When are they going to stop with the politics?"
And Wayan Karda is not alone. All across Bali, especially in
those regions where livelihoods have become increasingly
dependent upon the tourist dollar, such sentiments are being
echoed more and more openly in the streets.
Even those Balinese who once considered themselves die-hard
supporters of Megawati and sociopolitical reform, are now
frequently heard musing that things seemed better when Soeharto's
Golkar party was in power.
According to people like Wayan Karda, "politics" is not about
struggling to create a more just and open society. For him and
his peers, "politics" is identical to chaos, confusion, disorder,
violence, burning buildings, sharp weapons, and a kick in the
side from a booted foot.
And because Bali is a tourist destination and the Balinese
themselves have become tourist dependent, "politics" in Bali has
become synonymous with diminishing cash flow, falling occupancy
rates, desperate street vendors, depressed craftsmen, striking
hotel workers, family conflicts and postponed rituals.
But if people like Wayan Karda are becoming increasingly anti-
political, their position is far from politically neutral.
Searching for a space free of politics, they are in fact
reproducing strategies of social containment and control
perfected by the previous Indonesian state regime.
Seeking to ensure its power, the New Order redefined
"politics" as something inherently negative and anti-national,
the source of social disruption and communal disintegration.

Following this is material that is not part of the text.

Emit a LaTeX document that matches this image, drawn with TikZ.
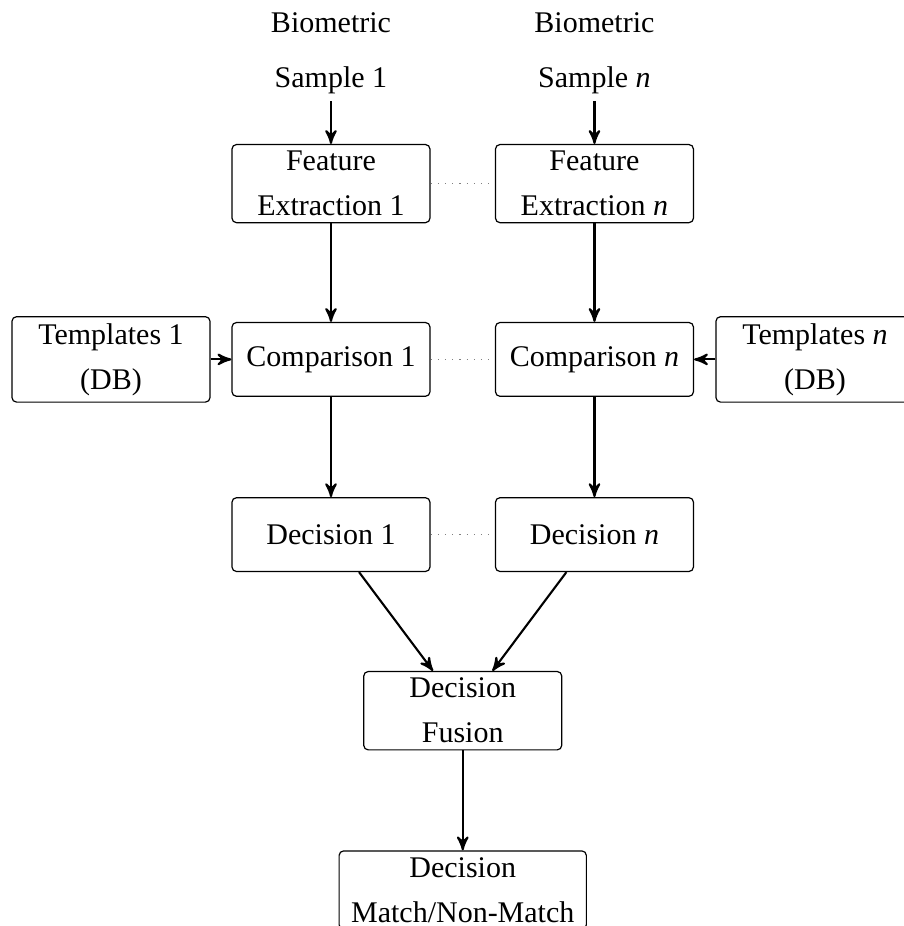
\documentclass[tikz,border=0pt]{standalone}
\usepackage{fontspec}
\setmainfont{Liberation Serif}
\usepackage{tikz}
\usetikzlibrary{shapes,arrows}
\tikzstyle{block} = [rectangle, draw, rounded corners=1.5pt, align=center,
    font=\fontsize{10}{15}\selectfont, inner xsep=4pt, inner ysep=2.2pt,
    minimum width=66pt, minimum height=24.6pt]
\tikzstyle{sample} = [align=center, font=\fontsize{10}{18.4}\selectfont, inner sep=2.2pt]
\tikzstyle{line} = [draw, line width=0.7pt, -stealth']
\tikzstyle{link} = [draw, gray, dotted]

\begin{document}
\begin{tikzpicture}[node distance = 58.6pt, auto]
    \useasboundingbox (-110.33pt,17.8pt) rectangle (191pt,-290.87pt);
    % Place nodes
    \node [sample] (sample1) {Biometric\\Sample 1};
    \node [sample, right of=sample1, node distance=87.83pt] (samplen) {Biometric\\Sample \textit{n}};
    \node [block, below of=sample1, node distance=43.4pt] (feat1) {Feature\\Extraction 1};
    \node [block, below of=samplen, node distance=43.4pt] (featn) {Feature\\Extraction \textit{n}};
    \node [block, below of=feat1] (comp1) {Comparison 1};
    \node [block, below of=featn] (compn) {Comparison \textit{n}};
    \node [block, left of=comp1, node distance=73.33pt] (templ1) {Templates 1\\(DB)};
    \node [block, right of=compn, node distance=73.5pt] (templn) {Templates \textit{n}\\(DB)};
    \node [block, below of=comp1, node distance=58.4pt] (dec1) {Decision 1};
    \node [block, below of=compn, node distance=58.4pt] (decn) {Decision \textit{n}};
    \node [block, below of=dec1, node distance=58.7pt, xshift=43.92pt] (fusion) {Decision\\Fusion};
    \node [block, below of=fusion, node distance=59.8pt] (result) {Decision\\Match/Non-Match};

    % Draw edges
    \path [line] (sample1) -- (feat1);
    \path [line] (samplen) -- (featn);
    \path [line] (feat1) -- (comp1);
    \path [line] (featn) -- (compn);
    \path [line] (templ1) -- (comp1);
    \path [line] (templn) -- (compn);
    \path [line] (comp1) -- (dec1);
    \path [line] (compn) -- (decn);
    \path [line] (dec1) -- (fusion);
    \path [line] (decn) -- (fusion);
    \path [line] (fusion) -- (result);
    \path [link] (feat1) -- (featn);
    \path [link] (comp1) -- (compn);
    \path [link] (dec1) -- (decn);
\end{tikzpicture}
\end{document}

The
state attempted to define itself not as a political institution,
but as the protector of the people against politics, and the
chaos and confusion that allegedly accompanied it.
Even the official state party, Golkar, was termed a "golongan
karya," or "functional group," not a "partai politik," or
political party, the name reserved for the officially permitted
opposition groups. And the New Order backed up this ideology not
only with rhetorical redefinitions, but with constant references
to the moment of its birth: in 1965, when hundreds of thousands
were killed following an alleged Communist coup attempt.
Death and destruction, the state warned, were sure to follow
if people were to engage in politics again.
And in Bali, these social sanctions against "politics" have
remained in place, even in the post-New Order era. Over the past
three decades, Bali has become the nation's most famous tourist
destination, a showcase for calm and tranquility. As the one
place in Indonesia that has been most welcoming to the West, Bali
needed to project a positive image, an image that was both exotic
and safe. Art and peace and smiles and sunsets were what would
brought foreign exchange, not demonstrations or campaigns or
social critiques.
People like Wayan Karda, seeking to make a living in an
increasingly difficult world, were given a new modern mantra by
Balinese officials: act like you're happy, and happiness will
surely follow. "Positive thinking" became official policy.
This redefinition of politics in Bali required, however, that
the island's history be selectively rewritten to stress safety,
harmony and tranquility. As a new "traditional Balinese culture"
was created and marketed by cultural tourism promoters, Bali's
past needed to be cleansed of its more troublesome aspects,
including its violent history of warring kingdoms and
colonialism, and its conflicts between castes and classes.
Even the traditional stories from the Ramayana and Mahabrata
needed to be revised, the battle scenes cut and the love scenes
lengthened for the tourist stage. And ironically, in order to
attract tourism, Bali has also needed to distance itself from its
history as part of the Indonesian nation. Despite the fact that
contemporary "Balinese culture" is very much a product of the
past thirty-five years of state policy, many Balinese have felt
that in order to continue to attract foreign funds they must
convince Westerners that the troubles brewing in places like
Jakarta, Ambon or Aceh have nothing to do with them.
The tourists come with desires of their own -- to escape the
problems in their lives.
And so Wayan Karda sits and smokes, waiting for the tour buses
to stop, waiting for an end to politics. Or, perhaps, for
politics to be remade into a part of everyday life and struggle,
a way out of silence... a way to work for a better future.